MANKATO — The end of the year is Marie Dranttel’s time to plan for her clients, but the St. Peter CPA said that’s been a bear of a job with the “fiscal cliff” debate unsettled in Washington.
“It’s hard to plan for the future when you don’t know what the rules will be. It’s just going to be a mess,” said Dranttel of the uncertainty surrounding automatic spending cuts and tax increases that kick in Tuesday if Congress fails to pass legislation.
The automatic changes will trigger tax increases and spending cuts that would slash the federal deficit by $503 billion next year. The Social Security tax, known as FICA, will jump 2 percent, more people will have to pay the more costly Alternative Minimum Tax and the capital gains tax will jump to 20 percent, among other impacts.
“It’s going to hit everyone, even the kid bagging at Hy-Vee who is going to see a 2 percent increase in FICA. That’s a lot of money to a 17-year-old bagging groceries,” Dranttel said.
She’s been working with much larger figures for many of her business clients, particularly farmers. Rather than the traditional strategy of shifting some income into the next tax year, she’s been moving the maximum amount of farmers’ income into this year’s taxes. That will get them a lower tax payment than they’d see in 2013, but it also pulls more cash out of their pocket now.
“They’re paying some significant amount for taxes this year.”
And she’s been advising farmers who’ve been considering selling high-priced farm land to do it before capital gains taxes jump.
“I just had a land sale where the difference between selling this year and next was almost $90,000 (less in taxes),” she said.
She said changes to the Alternative Minimum tax would pull more middle-income earners into higher tax rates. The AMT now kicks in for the highest wage earners but next year those with an adjusted gross income of about $70,000 would pay the AMT. “It brings their tax rates up quite a bit.”
“Middle income earners are going to get hit a lot. Just the FICA increase will be a big hit,” Dranttel said.
She said that if and when Congress does finally make decisions on taxes, the fact they waited so long is going to cause problems far into next year.
“Think about the poor computer programmers who don’t know what to do (with tax software). I can’t imagine what the IRS software planners are doing. They can’t even take e-file returns until this is settled,” she said.
“It shouldn’t be this way. Everyone should be contacting their elected officials.”
Kevin Burns, director of public affairs at Mayo Clinic Health System — Mankato, said that if no action is taken in Washington before Jan. 1, the health system will continue to use 2012 withholdings for employees’ paychecks into next year.
“We, like other businesses are going to have to carry over 2012 rates for withholding until a new agreement is reached,” Burns said of Mayo, the largest private employer in Blue Earth County.
When legislation is passed, it will likely be retroactive to Jan. 1, so businesses will have to adjust employee withholdings over the rest of the year to match whatever the legislation calls for.
He said that if a last minute deal is reached before Tuesday, Mayo is ready to make adjustments to withholdings in employees’ next paycheck if needed.
One thing that won’t be affected — whether a deal is reached or not — is how much Mayo and other health providers are reimbursed by the government for Medicare cases and some other services.
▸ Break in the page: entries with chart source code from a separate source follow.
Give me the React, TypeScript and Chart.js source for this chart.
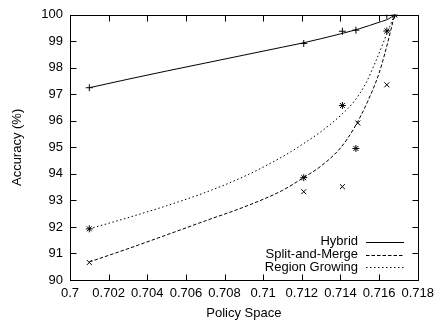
import React, { useEffect, useRef } from "react";
import { Chart, registerables } from "chart.js";

Chart.register(...registerables);

// Tick labels
const xTickValues = [0.7, 0.702, 0.704, 0.706, 0.708, 0.71, 0.712, 0.714, 0.716, 0.718];
const xTickLabels = ["0.7", "0.702", "0.704", "0.706", "0.708", "0.71", "0.712", "0.714", "0.716", "0.718"];
const yTickValues = [90, 91, 92, 93, 94, 95, 96, 97, 98, 99, 100];

// Measured points
const hybridX = [0.701, 0.7121, 0.7141, 0.7148, 0.7164, 0.7168];
const hybridY = [97.25, 98.92, 99.38, 99.42, 99.98, 100];
const splitX = [0.701, 0.7121, 0.7141, 0.7149, 0.7164, 0.7168];
const splitY = [90.66, 93.33, 93.52, 95.92, 97.36, 100];
const regionX = [0.701, 0.7121, 0.7141, 0.7148, 0.7164, 0.7168];
const regionY = [91.93, 93.86, 96.58, 94.96, 99.39, 100];

// Fitted curves
const hybridCurveX = [0.701, 0.703, 0.705, 0.707, 0.709, 0.711, 0.712, 0.713, 0.714, 0.715, 0.716, 0.7165, 0.7168];
const hybridCurveY = [97.25, 97.57, 97.88, 98.18, 98.48, 98.78, 98.93, 99.1, 99.28, 99.48, 99.72, 99.85, 100];
const splitCurveX = [0.701, 0.703, 0.705, 0.707, 0.709, 0.711, 0.712, 0.713, 0.714, 0.7147, 0.7154, 0.716, 0.7163, 0.7166, 0.7168];
const splitCurveY = [90.68, 91.18, 91.7, 92.23, 92.75, 93.38, 93.82, 94.3, 94.98, 95.72, 96.72, 97.8, 98.55, 99.4, 100];
const regionCurveX = [0.701, 0.703, 0.705, 0.707, 0.709, 0.711, 0.712, 0.713, 0.714, 0.7147, 0.7153, 0.7158, 0.7163, 0.7168];
const regionCurveY = [91.93, 92.35, 92.8, 93.3, 93.9, 94.65, 95.1, 95.6, 96.2, 96.73, 97.4, 98.2, 99.1, 100];

const legendLabels = ["Hybrid", "Split-and-Merge", "Region Growing"];
const legendDashes: number[][] = [[], [3.5, 2], [1.5, 2.5]];

const FONT = "'Liberation Sans', Arial, Helvetica, sans-serif";

const zip = (xs: number[], ys: number[]) => xs.map((x, i) => ({ x, y: ys[i] }));

const framePlugin = {
  id: "frame",
  afterDraw(chart: any) {
    const { ctx, chartArea } = chart;
    const xs = chart.scales.x;
    const ys = chart.scales.y;
    const l = Math.round(chartArea.left) + 0.5;
    const r = Math.round(chartArea.right) + 0.5;
    const t = Math.round(chartArea.top) + 0.5;
    const b = Math.round(chartArea.bottom) + 0.5;
    ctx.save();
    ctx.strokeStyle = "#000";
    ctx.lineWidth = 1;
    ctx.setLineDash([]);
    ctx.strokeRect(l, t, r - l, b - t);
    const tl = 6;
    ctx.beginPath();
    xTickValues.forEach((v) => {
      const px = Math.round(xs.getPixelForValue(v)) + 0.5;
      ctx.moveTo(px, b);
      ctx.lineTo(px, b - tl);
      ctx.moveTo(px, t);
      ctx.lineTo(px, t + tl);
    });
    yTickValues.forEach((v) => {
      const py = Math.round(ys.getPixelForValue(v)) + 0.5;
      ctx.moveTo(l, py);
      ctx.lineTo(l + tl, py);
      ctx.moveTo(r, py);
      ctx.lineTo(r - tl, py);
    });
    ctx.stroke();

    // legend
    ctx.font = "13px " + FONT;
    ctx.fillStyle = "#000";
    ctx.textAlign = "right";
    ctx.textBaseline = "middle";
    const rowY = [241.7, 254.5, 267.3];
    legendLabels.forEach((lab, i) => {
      ctx.fillText(lab, 358, rowY[i]);
      ctx.beginPath();
      ctx.setLineDash(legendDashes[i]);
      ctx.moveTo(366, Math.round(rowY[i]) + 0.5);
      ctx.lineTo(404, Math.round(rowY[i]) + 0.5);
      ctx.stroke();
    });
    ctx.restore();
  },
};

export default function App() {
  const ref = useRef<HTMLCanvasElement | null>(null);
  useEffect(() => {
    if (!ref.current) return;
    const curve = (xs: number[], ys: number[], dash: number[]) => ({
      type: "line" as const,
      data: zip(xs, ys),
      borderColor: "#000",
      borderWidth: 1,
      borderDash: dash,
      pointRadius: 0,
      cubicInterpolationMode: "monotone" as const,
      fill: false,
    });
    const pts = (xs: number[], ys: number[], style: string, r: number) => ({
      type: "scatter" as const,
      data: zip(xs, ys),
      borderColor: "#000",
      backgroundColor: "#000",
      borderWidth: 1,
      pointStyle: style,
      pointRadius: r,
      showLine: false,
    });
    const chart = new Chart(ref.current, {
      type: "scatter",
      data: {
        datasets: [
          curve(hybridCurveX, hybridCurveY, []),
          curve(splitCurveX, splitCurveY, legendDashes[1]),
          curve(regionCurveX, regionCurveY, legendDashes[2]),
          pts(hybridX, hybridY, "cross", 3.5),
          pts(splitX, splitY, "crossRot", 3.5),
          pts(regionX, regionY, "star", 3.5),
        ] as any,
      },
      plugins: [framePlugin],
      options: {
        animation: false,
        responsive: false,
        events: [],
        layout: { padding: { top: 12.7, right: 20, left: 0, bottom: 0 } },
        plugins: { legend: { display: false }, tooltip: { enabled: false } },
        scales: {
          x: {
            type: "linear",
            min: 0.7,
            max: 0.718,
            grid: { display: false, drawTicks: false },
            border: { display: false },
            afterBuildTicks: (s: any) => {
              s.ticks = xTickValues.map((v) => ({ value: v }));
            },
            afterFit: (s: any) => {
              s.height = 40;
            },
            ticks: {
              autoSkip: false,
              maxRotation: 0,
              padding: 6,
              color: "#000",
              font: { family: FONT, size: 13 },
              callback: (_v: any, i: number) => xTickLabels[i],
            },
            title: {
              display: true,
              text: "Policy Space",
              color: "#000",
              font: { family: FONT, size: 13, lineHeight: 1 },
              padding: 0,
            },
          },
          y: {
            type: "linear",
            min: 90,
            max: 100,
            grid: { display: false, drawTicks: false },
            border: { display: false },
            afterBuildTicks: (s: any) => {
              s.ticks = yTickValues.map((v) => ({ value: v }));
            },
            afterFit: (s: any) => {
              s.width = 70;
            },
            ticks: {
              padding: 7,
              color: "#000",
              font: { family: FONT, size: 13 },
              callback: (v: any) => String(v),
            },
            title: {
              display: true,
              text: "Accuracy (%)",
              color: "#000",
              font: { family: FONT, size: 13 },
              padding: { top: 10, bottom: 0 },
            },
          },
        },
      } as any,
    });
    return () => chart.destroy();
  }, []);
  return (
    <div style={{ position: "absolute", left: 0, top: 0, width: 440, height: 320, background: "#fff" }}>
      <canvas ref={ref} width={440} height={320} style={{ width: 440, height: 320 }} />
    </div>
  );
}
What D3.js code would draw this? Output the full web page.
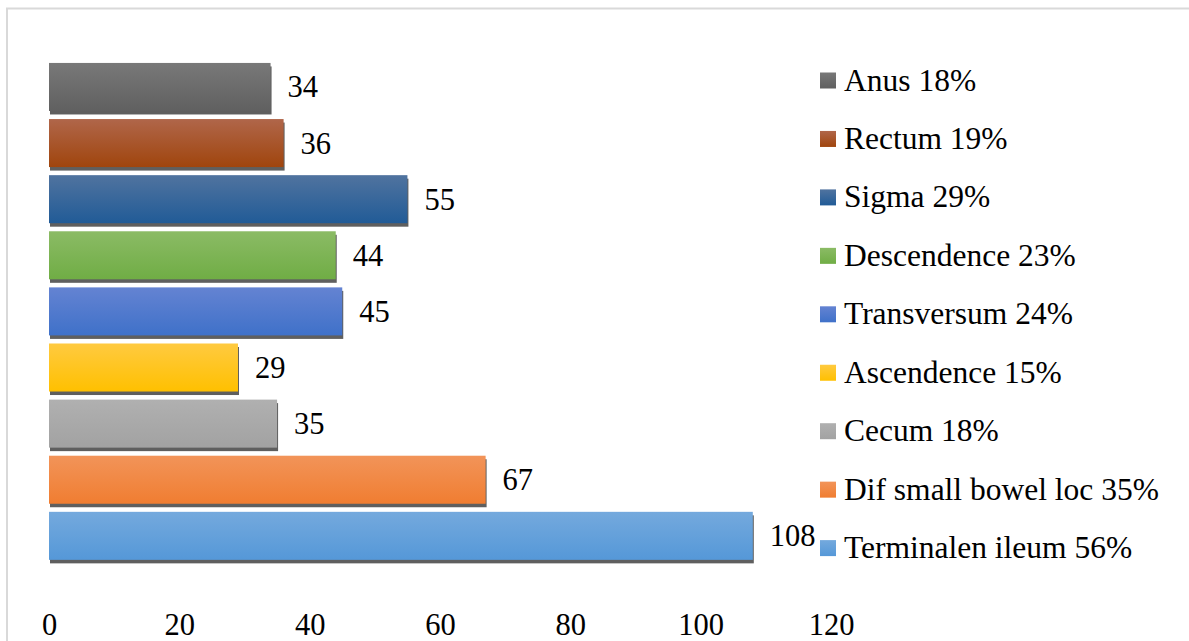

Those were exempted from the automatic spending cuts.
For charitable organizations, the big hit from the automatic events next week won’t be on the tax side but on the federal spending cuts that are triggered on all agencies.
“Across the board cuts would have an immediate impact on us,” said Bob Tereba, executive director Catholic Charities Winona Diocese, which covers 20 counties including Blue Earth County.
The group gets about 40 percent of its funds from government, including for their refugee resettlement program and guardian conservator program for indigent adults.
“As bad as that is, across the board cuts on federal spending would shred the safety net for those who are poor and vulnerable — everything from food and housing to unemployment benefits,” Tereba said.
Ken Klooster, a financial advisor with Edward Jones in Mankato, said he’s been telling clients with investments in the stock market to stick with their investment strategies.
“We’re telling them to just stay the course. There’s always another purported disaster around the corner.”
While the stock market has been down because of the fiscal cliff uncertainty, Klooster hasn’t fielded a lot of calls from worried clients. “There are concerns, but they aren’t overreacting.”
And while some people are making certain decisions based on anticipated tax changes, such as the capital gains tax, Klooster said he advises that people don’t make investment decisions based solely on tax reasons.
He suspects there won’t be a last minute deal in Washington. “They’ll probably get it settled in January and make it retroactive to Jan. 1.”